Well, well — it looks like the truth is finally catching up with the media’s favorite outrage narrative. According to new intelligence obtained by ABC News (yes, even they couldn’t ignore it), the second strike on a suspected narco-terrorist boat in the Caribbean wasn’t just justified — it was necessary to finish the mission. So much for the dramatic “war crimes” storyline Democrats were practically salivating over.
ABC anchor Martha Raddatz reported Wednesday evening that an anonymous source confirmed two survivors were still active threats after the initial strike. And here’s the kicker: they weren’t helplessly clinging to debris like the Washington Post’s melodramatic “exclusive” suggested. No, the two men actually climbed back onto the boat, apparently trying to recover their drug cargo — and possibly coordinating with others in their network. You know, the sort of thing “active combatants” tend to do.
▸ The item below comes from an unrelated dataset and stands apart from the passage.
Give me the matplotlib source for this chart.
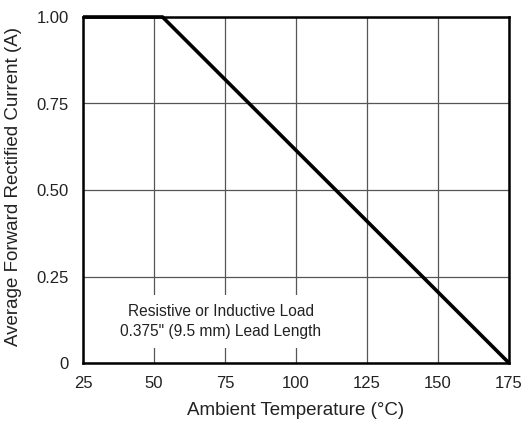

Raddatz explained it clearly: “According to a source familiar with the incident, the two survivors climbed back on to the boat after the initial strike. They were believed to be potentially in communication with others, and salvaging some of the drugs. Because of that, it was determined they were still in the fight and valid targets.”
A JAG officer was even on hand providing legal guidance — something conveniently ignored by the media hordes already shouting “war crimes” from the rooftops. The unreleased video is expected to be key evidence, and Admiral Bradley will testify behind closed doors on Capitol Hill. Hopefully someone brings popcorn.
Of course, this all contradicts the Washington Post’s anonymously sourced weekend “exclusive,” which claimed Secretary Pete Hegseth gave a direct order to “kill them all” while two men allegedly clung to wreckage like a movie scene. Naturally, Democrats and their loyal legacy media immediately embraced the fantasy, spending all of Sunday calling Hegseth a war criminal — because when you can’t win elections, you attack the people who keep the country safe.
The hysteria didn’t stop there. The hosts of ABC’s “The View” predictably took it upon themselves to declare Hegseth guilty before seeing a shred of evidence. They even argued that if service members were ever charged, it would be because Hegseth had “set them up.” That’s the level of expert military analysis you get from a daytime gossip show.
But now the facts are rolling in, and it turns out the War Department acted within mission parameters — and with legal oversight. Exactly what you’d expect from a competent administration that takes threats seriously.
Good news: the truth has a funny way of surfacing, even when the media tries its hardest to bury it.